Bonton business as sweet as honey
Michael McGee | 4/11/2014, 9:01 p.m.
The Dallas Examiner
The Bonton area of South Dallas – a predominantly African American neighborhood that encompasses parts of South Central Expressway and C.F. Hawn Freeway, extending beyond Stephenson Street to the north and past Rio Street to the south – has experienced its share of drugs and violence over the years. Joblessness and a high dropout rate continue to vex the community. The financial burden of raising a family can make the struggle against the lure of the streets that much more difficult. Yet Bonton residents may have found a path to new lives and second chances through faith, entrepreneurship and the common honeybee.
Established just a few months ago, the Bonton Honey Company was created to make positive changes in the lives of local families.
“We work with folks, trying to help them get their lives back on track, and one of the ways that we do that, ultimately, it means getting them to work. And so Bonton Honey is kind of born out of that,” stated Daron Babcock, director of Community Development for H.I.S. Bridgebuilders, a Bonton nonprofit ministry.
The genesis of the company began with Nathan Sheets, the owner of North Dallas Honey Company and co-creator of the I Am Second movement. Early in 2013, Sheets was nudged by his faith to help Bonton men who could not find good jobs due to their criminal records or poor education. Babcock revealed details about how Sheets and the future employees of Bonton Honey connected at a Bridgebuilders family gathering.
“Nathan heard so many of the men talk about the rejection that they got when they tried to get their life back on track and tried to interview for jobs,” he said. Over and over the Bonton residents told stories of being refused employment in the present due to wrongdoing in the past. A week later Sheets contacted Babcock with a sweet idea.
“He called me and just said, ‘You know, I’ve not been able to get that time out of my head …’” Babcock said. “I don’t know much but I’m really good at the honey business.”
Sheets had a concept of creating a competitive company similar to his North Dallas Honey Co. The plan was for him to work with the company for two years. After that, it would all be in the hands of the Bonton men.
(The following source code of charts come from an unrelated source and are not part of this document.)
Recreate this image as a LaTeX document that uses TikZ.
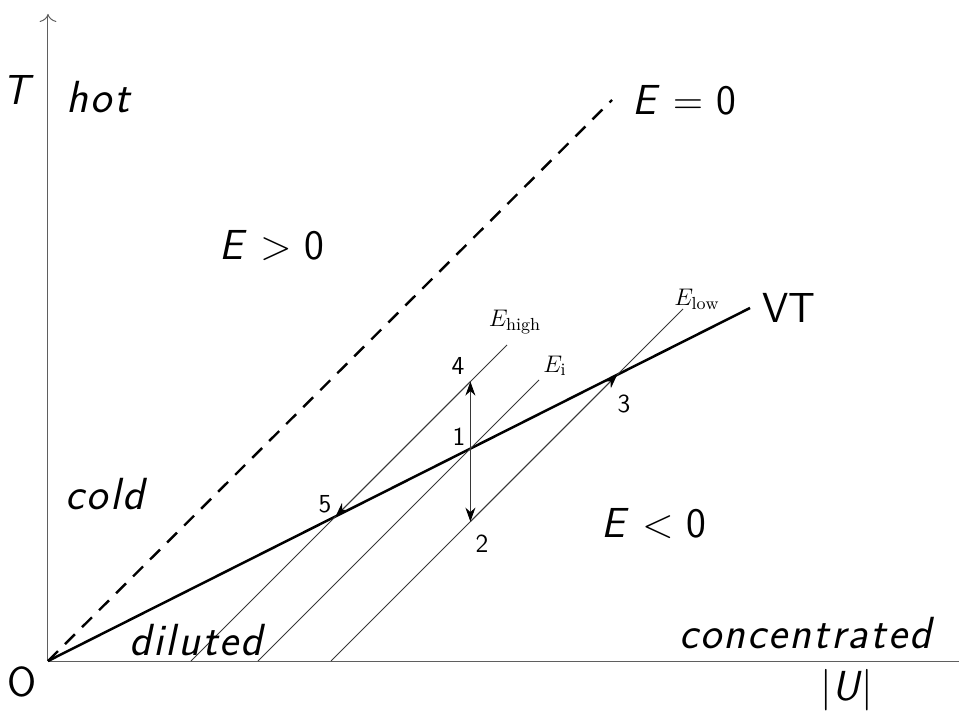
\documentclass[tikz,border=0pt]{standalone}
\usepackage{amsmath}
\usepackage{fontspec}
\usepackage{xcolor}
\usepackage{tikz}
\usetikzlibrary{arrows.meta, positioning, calc}
\setsansfont{Latin Modern Sans}
\definecolor{axisgray}{RGB}{95,95,95}
\definecolor{isogray}{RGB}{55,55,55}

\tikzset{
  biglab/.style={font=\sffamily\fontsize{21}{25}\selectfont, inner sep=0pt},
  wordlab/.style={font=\sffamily\itshape\fontsize{22.5}{26}\selectfont\addfontfeature{LetterSpace=5}, inner sep=0pt},
  numlab/.style={font=\sffamily\fontsize{13}{15}\selectfont, inner sep=0pt},
  elab/.style={font=\fontsize{12.5}{15}\selectfont, inner sep=0pt},
  isoline/.style={isogray, line width=0.5pt},
  flow/.style={isogray, line width=0.5pt, -{Stealth[length=7pt, width=5pt, black]}},
}

\begin{document}
\begin{tikzpicture}[x=0.5pt, y=0.5pt]
            \useasboundingbox (-48,-52) rectangle (911,661);
            % axes
            \coordinate (O) at (0,0);
            \coordinate (ytop) at (0,647);
            \coordinate (xend) at (911,0);
            \draw[axisgray, line width=0.5pt, -{To[length=4pt]}] (O) -- (ytop);
            \draw[axisgray, line width=0.5pt] (O) -- (xend);
            % E = 0 and VT
            \coordinate (zend) at (564,561);
            \coordinate (vtend) at (702,353);
            \draw[line width=1.2pt, dash pattern=on 7pt off 5pt] (O) -- (zend);
            \draw[line width=1.25pt] (O) -- (vtend);
            % lines of constant E
            \coordinate (hbot) at (143,0);  \coordinate (htop) at (459,316);
            \coordinate (ibot) at (210,0);  \coordinate (itop) at (491,281);
            \coordinate (lbot) at (283,0);  \coordinate (ltop) at (635,352);
            \draw[isoline] (hbot) -- (htop);
            \draw[isoline] (ibot) -- (itop);
            \draw[isoline] (lbot) -- (ltop);
            % states
            \coordinate (p1) at (422.4,212.4);
            \coordinate (p2) at (422.4,139.4);
            \coordinate (p3) at (569.2,286.2);
            \coordinate (p4) at (422.4,279.4);
            \coordinate (p5) at (287.6,144.6);
            \draw[flow] (p4) -- (p5);
            \draw[flow] (p2) -- (p3);
            \draw[flow] (p1) -- (p4);
            \draw[flow] (p1) -- (p2);
            % labels
            \node[biglab] (tlab) at (-30,571) {\textit{T}};
            \node[biglab] (olab) at (-26,-21) {O};
            \node[biglab] (ulab) at (799,-29) {$|$\textit{U}$|$};
            \node[wordlab] (hot) at (50,564) {hot};
            \node[wordlab] (cold) at (57,167) {cold};
            \node[wordlab] (dil) at (148,21) {diluted};
            \node[wordlab] (conc) at (757,28) {concentrated};
            \node[biglab] (pos) at (224,415) {\textit{E} $>$ 0};
            \node[biglab] (neg) at (606,137) {\textit{E} $<$ 0};
            \node[biglab, right=10pt of zend] (zero) {\textit{E} $=$ 0};
            \node[biglab, right=6pt of vtend] (vt) {VT};
            \node[elab] (ehigh) at (467,339) {$E_{\mathrm{high}}$};
            \node[elab] (ei) at (507,295) {$E_{\mathrm{i}}$};
            \node[elab] (elow) at (649,362) {$E_{\mathrm{low}}$};
            \node[numlab] (n1) at (411,224) {1};
            \node[numlab] (n2) at (434,117) {2};
            \node[numlab] (n3) at (576,257) {3};
            \node[numlab] (n4) at (410,295) {4};
            \node[numlab] (n5) at (277,157) {5};
        \end{tikzpicture}
\end{document}
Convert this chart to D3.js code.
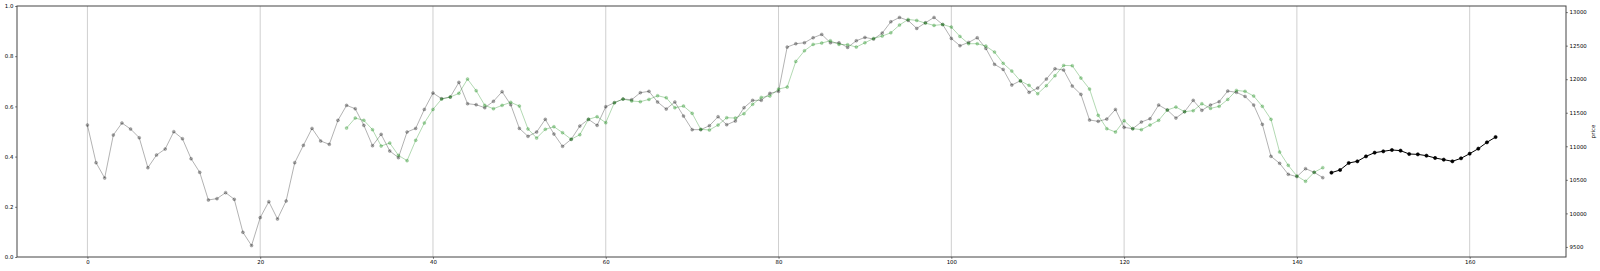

With that, Bonton Honey took a route Babcock described as “not traditional.” Six men from the community worked for almost a year without pay, harvesting honey in McKinney with the hope that their enterprise would lead to a brighter future for their families. Sheets financially invested in the honeybees; the men built the bee boxes for the hives and cared for the bees. Their efforts were rewarded with a successful honey harvest in August.
The first jars of honey were sold Nov. 17 during a launch party in Bonton. Supporters made their honey purchases through an auction format – a benchmark of success for the fledgling company.
Babcock added that the money raised on those first sales was reinvested in the business while a portion was paid out to those six original Bonton employees.